GIVEN INFORMATION:

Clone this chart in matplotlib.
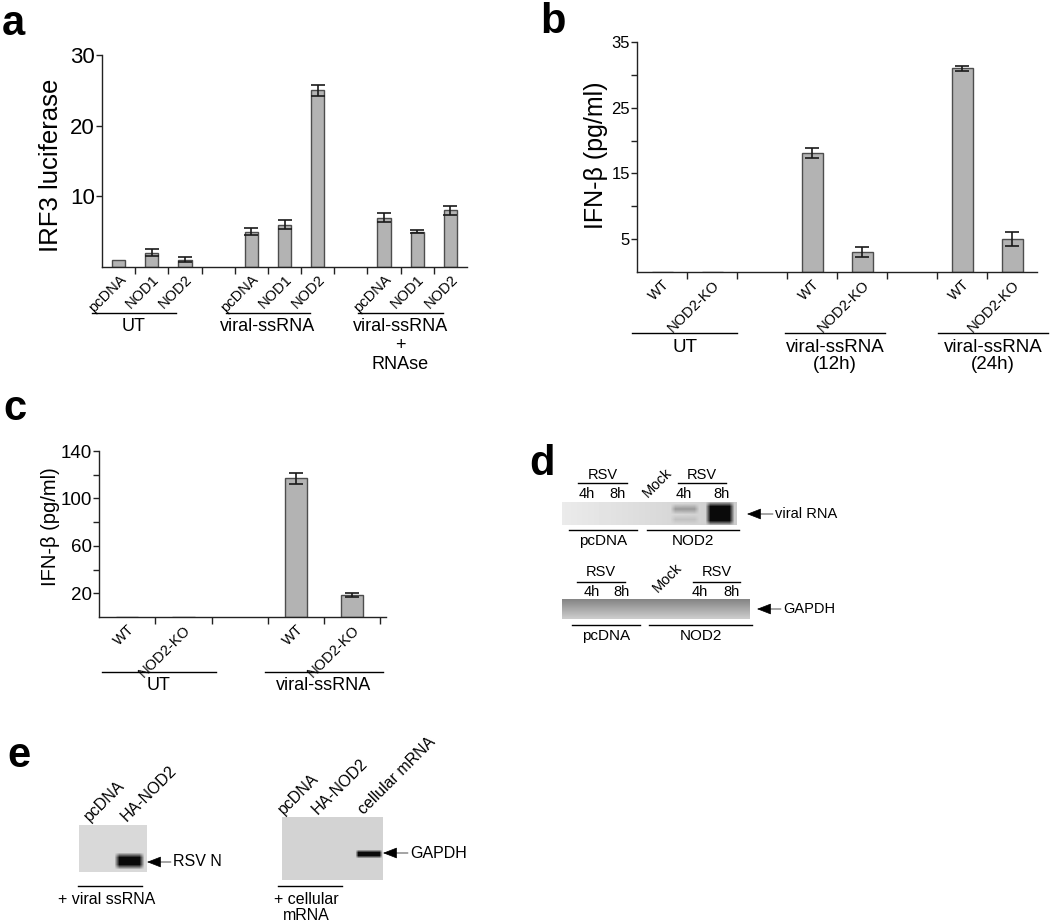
import numpy as np
import matplotlib
matplotlib.use('Agg')
import matplotlib.pyplot as plt
from matplotlib import font_manager

# fonts: Arial-like, with a narrow variant for panel a if present
names = {f.name for f in font_manager.fontManager.ttflist}
HAS_NARROW = 'Liberation Sans Narrow' in names
NARROW = 'Liberation Sans Narrow' if HAS_NARROW else 'Liberation Sans'
plt.rcParams['font.family'] = ['Liberation Sans', 'DejaVu Sans']

W, H = 1050, 923

# === Data ===
# panel a: IRF3 luciferase
a_labels = ['pcDNA', 'NOD1', 'NOD2'] * 3
a_pos = np.array([0, 1, 2, 4, 5, 6, 8, 9, 10])
a_vals = np.array([1.0, 2.0, 1.0, 5.0, 6.0, 25.0, 7.0, 5.0, 8.0])
a_err = np.array([0.0, 0.5, 0.35, 0.45, 0.65, 0.75, 0.65, 0.25, 0.65])
a_groups = ['UT', 'viral-ssRNA', 'viral-ssRNA\n+\nRNAse']

# panel b: IFN-beta, 12h / 24h
b_labels = ['WT', 'NOD2-KO'] * 3
b_pos = np.array([0, 1, 3, 4, 6, 7])
b_vals = np.array([0.0, 0.0, 18.1, 3.0, 31.0, 5.0])
b_err = np.array([0.0, 0.0, 0.75, 0.75, 0.4, 1.05])
b_groups = ['UT', 'viral-ssRNA\n(12h)', 'viral-ssRNA\n(24h)']

# panel c: IFN-beta
c_labels = ['WT', 'NOD2-KO'] * 2
c_pos = np.array([0, 1, 3, 4])
c_vals = np.array([0.0, 0.0, 117.0, 18.5])
c_err = np.array([0.0, 0.0, 4.5, 2.0])
c_groups = ['UT', 'viral-ssRNA']

# gel band intensities (0 = black, 1 = white)
d_top_bands = [(673, 697, 506, 512, 0.62), (673, 697, 517, 522, 0.76), (708, 732, 504, 523, 0.04)]
e1_bands = [(117, 142, 855, 867, 0.04)]
e2_bands = [(357, 381, 851, 857, 0.04)]

BAR_FC = '#b3b3b3'
BAR_EC = '#4d4d4d'


def box(x0, y0, x1, y1):
    return [x0 / W, 1 - y1 / H, (x1 - x0) / W, (y1 - y0) / H]


fig = plt.figure(figsize=(W / 100, H / 100), dpi=100)

# overlay in pixel coordinates for texts, lines and gels
ov = fig.add_axes([0, 0, 1, 1], zorder=0)
ov.patch.set_alpha(0)


def bar_panel(rect, pos, vals, err, labels, xlim, ylim, major, minor, ytick_font, ytick_fs, xtick_fs, width):
    ax = fig.add_axes(box(*rect), zorder=2)
    ax.patch.set_alpha(0)
    ax.bar(pos, vals, width=width, color=BAR_FC, edgecolor=BAR_EC, linewidth=1.0, zorder=2)
    m = err > 0
    ax.errorbar(pos[m], vals[m], yerr=err[m], fmt='none', ecolor='#1a1a1a',
                elinewidth=1.2, capsize=5, capthick=1.2, zorder=3)
    ax.set_xlim(*xlim)
    ax.set_ylim(*ylim)
    for s in ['top', 'right']:
        ax.spines[s].set_visible(False)
    for s in ['left', 'bottom']:
        ax.spines[s].set_color('#222222')
        ax.spines[s].set_linewidth(1.0)
    ax.set_yticks(major)
    ax.set_yticks(minor, minor=True)
    ax.set_yticklabels([str(v) for v in major], fontsize=ytick_fs, family=ytick_font)
    ax.tick_params(axis='y', which='both', length=4, width=1, pad=1, color='#222222')
    ax.set_xticks(pos)
    ax.set_xticklabels(labels, rotation=45, ha='right', rotation_mode='anchor', fontsize=xtick_fs)
    ax.tick_params(axis='x', which='major', length=0, pad=4)
    ax.set_xticks(np.arange(0.5, xlim[1], 1.0), minor=True)
    ax.tick_params(axis='x', which='minor', length=5, width=1, color='#222222')
    return ax


# === Panel a ===
ax_a = bar_panel((102, 55, 467, 267), a_pos, a_vals, a_err, a_labels, (-0.5, 10.5), (0, 30),
                 [10, 20, 30], [], NARROW, 18 if HAS_NARROW else 16,
                 12 if HAS_NARROW else 10.5, 0.4)
for lbl in ax_a.get_xticklabels():
    lbl.set_family(NARROW)
ov.text(51, 165, 'IRF3 luciferase', rotation=90, ha='center', va='center', fontsize=18.5)
grp_fs = 15 if HAS_NARROW else 13
for (x0, x1), txt in zip([(92, 176), (226, 310), (358, 443)], a_groups):
    ov.plot([x0, x1], [313, 313], color='k', lw=1.0)
    ov.text((x0 + x1) / 2, 318, txt, ha='center', va='top', fontsize=grp_fs, family=NARROW,
            linespacing=1.15)

# === Panel b ===
bar_panel((637, 42, 1037, 272), b_pos, b_vals, b_err, b_labels, (-0.5, 7.5), (0, 35),
          [5, 15, 25, 35], [10, 20, 30], 'Liberation Sans', 12, 10.5, 0.42)
ov.text(596, 155, 'IFN-β (pg/ml)', rotation=90, ha='center', va='center', fontsize=18)
for (x0, x1), txt in zip([(632, 737), (785, 885), (938, 1048)], b_groups):
    ov.plot([x0, x1], [333, 333], color='k', lw=1.0)
    ov.text((x0 + x1) / 2, 339, txt, ha='center', va='top', fontsize=13.5, linespacing=1.0)

# === Panel c ===
bar_panel((99, 451, 386, 617), c_pos, c_vals, c_err, c_labels, (-0.5, 4.6), (0, 140),
          [20, 60, 100, 140], [40, 80, 120], 'Liberation Sans', 13.5, 10.5, 0.4)
ov.text(50, 527, 'IFN-β (pg/ml)', rotation=90, ha='center', va='center', fontsize=14.5)
for (x0, x1), txt in zip([(102, 216), (265, 383)], c_groups):
    ov.plot([x0, x1], [672, 672], color='k', lw=1.0)
    ov.text((x0 + x1) / 2, 677, txt, ha='center', va='top', fontsize=13)


# === gels ===
def blur(img, k):
    ker = np.ones(k) / k
    p = k // 2
    img = np.pad(img, p, mode='edge')
    img = np.apply_along_axis(lambda r: np.convolve(r, ker, mode='valid'), 1, img)
    img = np.apply_along_axis(lambda c: np.convolve(c, ker, mode='valid'), 0, img)
    return img


def gel(x0, x1, y0, y1, base, bands, k=3):
    img = base.copy()
    for bx0, bx1, by0, by1, lev in bands:
        img[by0 - y0:by1 - y0, bx0 - x0:bx1 - x0] = lev
    img = blur(img, k)
    ov.imshow(img, cmap='gray', vmin=0, vmax=1, extent=(x0, x1, y1, y0),
              aspect='auto', interpolation='bilinear', zorder=1)


# d top gel
gx0, gx1, gy0, gy1 = 562, 737, 502, 525
base = np.tile(np.linspace(0.92, 0.80, gx1 - gx0), (gy1 - gy0, 1))
gel(gx0, gx1, gy0, gy1, base, d_top_bands, k=5)
# d bottom gel
gx0, gx1, gy0, gy1 = 562, 750, 599, 619
base = np.tile(np.linspace(0.52, 0.80, gy1 - gy0)[:, None], (1, gx1 - gx0))
gel(gx0, gx1, gy0, gy1, base, [], k=3)
# e gels
base = np.full((872 - 825, 147 - 79), 0.85)
gel(79, 147, 825, 872, base, e1_bands, k=5)
base = np.full((880 - 817, 383 - 282), 0.83)
gel(282, 383, 817, 880, base, e2_bands, k=3)

ov.set_xlim(0, W)
ov.set_ylim(H, 0)
ov.axis('off')

# panel d annotations
fs_d = 10.5
for y_rsv, y_line, y_h, left, right, mock in [(475, 483, 494, (578, 627, 587, 618), (678, 726, 684, 721), (648, 498)),
                                             (572, 582, 592, (577, 625, 592, 621), (693, 740, 700, 732), (658, 593))]:
    for lx0, lx1, h4, h8 in [left, right]:
        ov.plot([lx0, lx1], [y_line, y_line], color='k', lw=1.0)
        ov.text((lx0 + lx1) / 2, y_rsv, 'RSV', ha='center', va='center', fontsize=fs_d)
        ov.text(h4, y_h, '4h', ha='center', va='center', fontsize=fs_d)
        ov.text(h8, y_h, '8h', ha='center', va='center', fontsize=fs_d)
    ov.text(mock[0], mock[1], 'Mock', rotation=45, ha='left', va='baseline',
            rotation_mode='anchor', fontsize=fs_d)

for y_line, y_txt, (p0, p1), (n0, n1) in [(530, 541, (569, 637), (647, 739)),
                                         (625, 636, (572, 640), (649, 752))]:
    ov.plot([p0, p1], [y_line, y_line], color='k', lw=1.0)
    ov.text((p0 + p1) / 2, y_txt, 'pcDNA', ha='center', va='center', fontsize=11)
    ov.plot([n0, n1], [y_line, y_line], color='k', lw=1.0)
    ov.text((n0 + n1) / 2, y_txt, 'NOD2', ha='center', va='center', fontsize=11)


def band_arrow(xtip, y, xtxt, txt, fs):
    ov.annotate('', xy=(xtip, y), xytext=(xtxt - 2, y),
                arrowprops=dict(arrowstyle='-|>,head_length=0.9,head_width=0.35',
                                facecolor='k', edgecolor='k', lw=0.5, shrinkA=0, shrinkB=0))
    ov.text(xtxt, y, txt, ha='left', va='center', fontsize=fs)


band_arrow(747, 514, 775, 'viral RNA', 10.5)
band_arrow(757, 609, 783, 'GAPDH', 10.5)

# panel e annotations
fs_e = 11.5
for x, y, txt in [(90, 822, 'pcDNA'), (127, 822, 'HA-NOD2'),
                  (284, 815, 'pcDNA'), (318, 815, 'HA-NOD2'), (364, 815, 'cellular mRNA')]:
    ov.text(x, y, txt, rotation=45, ha='left', va='baseline', rotation_mode='anchor', fontsize=fs_e)
band_arrow(147, 862, 173, 'RSV N', fs_e)
band_arrow(383, 853, 410, 'GAPDH', fs_e)
ov.plot([78, 142], [886, 886], color='k', lw=1.0)
ov.text(107, 899, '+ viral ssRNA', ha='center', va='center', fontsize=fs_e)
ov.plot([278, 342], [886, 886], color='k', lw=1.0)
ov.text(306, 892, '+ cellular\nmRNA', ha='center', va='top', fontsize=fs_e, linespacing=1.05)

# panel letters
for x, y, letter in [(2, 35, 'a'), (540, 33, 'b'), (3, 420, 'c'), (529, 475, 'd'), (7, 767, 'e')]:
    ov.text(x, y, letter, ha='left', va='baseline', fontsize=30, fontweight='bold')

fig.savefig('out.png', dpi=100)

PROMPT:
Write out, word for word, the lines from the start of the data through the one holding "c_groups = ['UT', 'viral-ssRNA']". Omit pictures.

RESPONSE TO THE TASK:
Clone this chart in matplotlib.
import numpy as np
import matplotlib
matplotlib.use('Agg')
import matplotlib.pyplot as plt
from matplotlib import font_manager

# fonts: Arial-like, with a narrow variant for panel a if present
names = {f.name for f in font_manager.fontManager.ttflist}
HAS_NARROW = 'Liberation Sans Narrow' in names
NARROW = 'Liberation Sans Narrow' if HAS_NARROW else 'Liberation Sans'
plt.rcParams['font.family'] = ['Liberation Sans', 'DejaVu Sans']

W, H = 1050, 923

# === Data ===
# panel a: IRF3 luciferase
a_labels = ['pcDNA', 'NOD1', 'NOD2'] * 3
a_pos = np.array([0, 1, 2, 4, 5, 6, 8, 9, 10])
a_vals = np.array([1.0, 2.0, 1.0, 5.0, 6.0, 25.0, 7.0, 5.0, 8.0])
a_err = np.array([0.0, 0.5, 0.35, 0.45, 0.65, 0.75, 0.65, 0.25, 0.65])
a_groups = ['UT', 'viral-ssRNA', 'viral-ssRNA\n+\nRNAse']

# panel b: IFN-beta, 12h / 24h
b_labels = ['WT', 'NOD2-KO'] * 3
b_pos = np.array([0, 1, 3, 4, 6, 7])
b_vals = np.array([0.0, 0.0, 18.1, 3.0, 31.0, 5.0])
b_err = np.array([0.0, 0.0, 0.75, 0.75, 0.4, 1.05])
b_groups = ['UT', 'viral-ssRNA\n(12h)', 'viral-ssRNA\n(24h)']

# panel c: IFN-beta
c_labels = ['WT', 'NOD2-KO'] * 2
c_pos = np.array([0, 1, 3, 4])
c_vals = np.array([0.0, 0.0, 117.0, 18.5])
c_err = np.array([0.0, 0.0, 4.5, 2.0])
c_groups = ['UT', 'viral-ssRNA']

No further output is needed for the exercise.